# EXERCISE TASK:
Leave out every picture, then transcribe the rest of the listing exactly.

※ ※ ※

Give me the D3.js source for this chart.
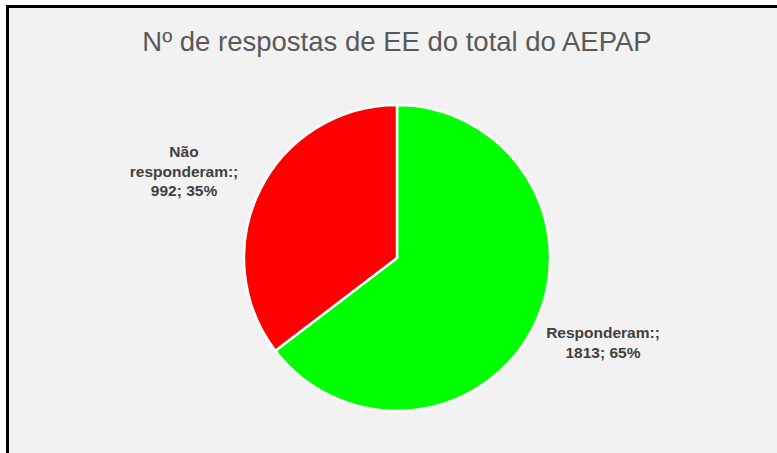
<!DOCTYPE html>
<html>
<head>
<meta charset="utf-8">
<script src="https://cdn.jsdelivr.net/npm/d3@7"></script>
<style>
  body { margin: 0; background: #ffffff; }
  svg { display: block; }
</style>
</head>
<body>
<script>
// data
var categories = ["Responderam:", "Não responderam:"];
var values = [1813, 992];
var colors = ["#00ff00", "#ff0000"];
var title = "Nº de respostas de EE do total do AEPAP";

var svgWidth = 777;
var svgHeight = 453;

var svg = d3.select("body")
    .append("svg")
    .attr("width", svgWidth)
    .attr("height", svgHeight);

// chart area background with border on left/top
svg.append("rect")
    .attr("x", 7.5)
    .attr("y", 6.5)
    .attr("width", svgWidth)
    .attr("height", svgHeight)
    .attr("fill", "#f2f2f2")
    .attr("stroke", "#000")
    .attr("stroke-width", 3);

svg.append("text")
    .attr("x", 397)
    .attr("y", 51)
    .attr("text-anchor", "middle")
    .style("font-family", "Liberation Sans, Arial, sans-serif")
    .style("font-size", "27.5px")
    .attr("fill", "#595959")
    .text(title);

var cx = 397, cy = 258, radius = 153;
var total = d3.sum(values);

var pie = d3.pie().sort(null).value(d => d.value);
var arc = d3.arc().innerRadius(0).outerRadius(radius);

var data = categories.map((c, i) => ({ name: c, value: values[i], color: colors[i] }));

var pieGroup = svg.append("g")
    .attr("transform", `translate(${cx}, ${cy})`);

pieGroup.selectAll("path")
    .data(pie(data))
    .enter()
    .append("path")
    .attr("d", arc)
    .attr("fill", d => d.data.color)
    .attr("stroke", "#ffffff")
    .attr("stroke-width", 2.5);

// label lines, positions outside the pie
var labelPos = [
    { x: 603, y: 338, lines: null },
    { x: 184, y: 157, lines: null }
];
labelPos[0].lines = [categories[0] + ";", values[0] + "; " + Math.round(values[0] / total * 100) + "%"];
labelPos[1].lines = ["Não", "responderam:;", values[1] + "; " + Math.round(values[1] / total * 100) + "%"];

labelPos.forEach(function(lp) {
    var t = svg.append("text")
        .attr("text-anchor", "middle")
        .style("font-family", "Liberation Sans, Arial, sans-serif")
        .style("font-size", "15.5px")
        .style("font-weight", "bold")
        .attr("fill", "#404040");
    lp.lines.forEach(function(line, i) {
        t.append("tspan")
            .attr("x", lp.x)
            .attr("y", lp.y + i * 19.5)
            .text(line);
    });
});
</script>
</body>
</html>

※ ※ ※

# EXERCISE RESULT:
Give me the D3.js source for this chart.
<!DOCTYPE html>
<html>
<head>
<meta charset="utf-8">
<script src="https://cdn.jsdelivr.net/npm/d3@7"></script>
<style>
  body { margin: 0; background: #ffffff; }
  svg { display: block; }
</style>
</head>
<body>
<script>
// data
var categories = ["Responderam:", "Não responderam:"];
var values = [1813, 992];
var colors = ["#00ff00", "#ff0000"];
var title = "Nº de respostas de EE do total do AEPAP";

var svgWidth = 777;
var svgHeight = 453;

var svg = d3.select("body")
    .append("svg")
    .attr("width", svgWidth)
    .attr("height", svgHeight);

// chart area background with border on left/top
svg.append("rect")
    .attr("x", 7.5)
    .attr("y", 6.5)
    .attr("width", svgWidth)
    .attr("height", svgHeight)
    .attr("fill", "#f2f2f2")
    .attr("stroke", "#000")
    .attr("stroke-width", 3);

svg.append("text")
    .attr("x", 397)
    .attr("y", 51)
    .attr("text-anchor", "middle")
    .style("font-family", "Liberation Sans, Arial, sans-serif")
    .style("font-size", "27.5px")
    .attr("fill", "#595959")
    .text(title);

var cx = 397, cy = 258, radius = 153;
var total = d3.sum(values);

var pie = d3.pie().sort(null).value(d => d.value);
var arc = d3.arc().innerRadius(0).outerRadius(radius);

var data = categories.map((c, i) => ({ name: c, value: values[i], color: colors[i] }));

var pieGroup = svg.append("g")
    .attr("transform", `translate(${cx}, ${cy})`);

pieGroup.selectAll("path")
    .data(pie(data))
    .enter()
    .append("path")
    .attr("d", arc)
    .attr("fill", d => d.data.color)
    .attr("stroke", "#ffffff")
    .attr("stroke-width", 2.5);

// label lines, positions outside the pie
var labelPos = [
    { x: 603, y: 338, lines: null },
    { x: 184, y: 157, lines: null }
];
labelPos[0].lines = [categories[0] + ";", values[0] + "; " + Math.round(values[0] / total * 100) + "%"];
labelPos[1].lines = ["Não", "responderam:;", values[1] + "; " + Math.round(values[1] / total * 100) + "%"];

labelPos.forEach(function(lp) {
    var t = svg.append("text")
        .attr("text-anchor", "middle")
        .style("font-family", "Liberation Sans, Arial, sans-serif")
        .style("font-size", "15.5px")
        .style("font-weight", "bold")
        .attr("fill", "#404040");
    lp.lines.forEach(function(line, i) {
        t.append("tspan")
            .attr("x", lp.x)
            .attr("y", lp.y + i * 19.5)
            .text(line);
    });
});
</script>
</body>
</html>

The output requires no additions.